SAFE (Simple Agreement for Future Equity)

funding

Quick Definition

A standardized investment agreement created by Y Combinator that converts to equity at the next priced round. Most common pre-seed and seed instrument in 2026.

Detailed Explanation

A SAFE is a 5-page document that lets early-stage startups raise without setting a valuation now. Key terms: cap, discount, MFN. SAFEs convert at the next priced round — typically Series A. No debt, no interest, no maturity (vs convertible notes).

Real-World Examples

Stripe

Used early SAFEs from Y Combinator to fundraise without dilution

Most YC alumni

Default fundraising instrument

Why It Matters for Your Startup

SAFEs simplify fundraising and avoid premature valuation.

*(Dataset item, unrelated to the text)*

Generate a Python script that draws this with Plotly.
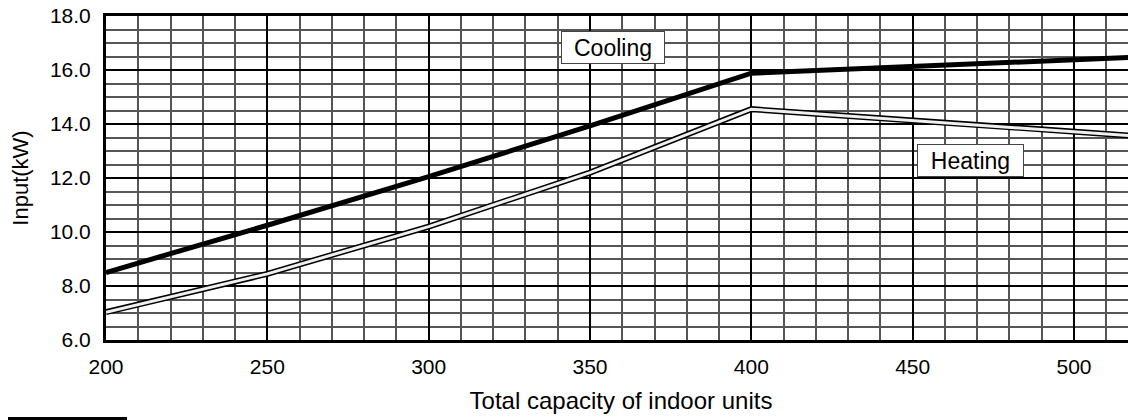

Most YC startups raise on SAFEs through pre-seed and seed.

Common Mistakes

  • Stacking too many SAFEs (post-money cap dilution surprise)
  • Not modeling cap-table at conversion
  • Forgetting MFN provisions trigger automatically

Frequently Asked Questions

What is a valuation cap on a SAFE?

The maximum valuation at which the SAFE converts to equity. If your priced round comes in below the cap, SAFE-holders get equity at the round valuation.

Should I use post-money or pre-money SAFE?

Post-money is the YC standard since 2018 — clearer dilution math. Use post-money unless investors specifically demand pre-money.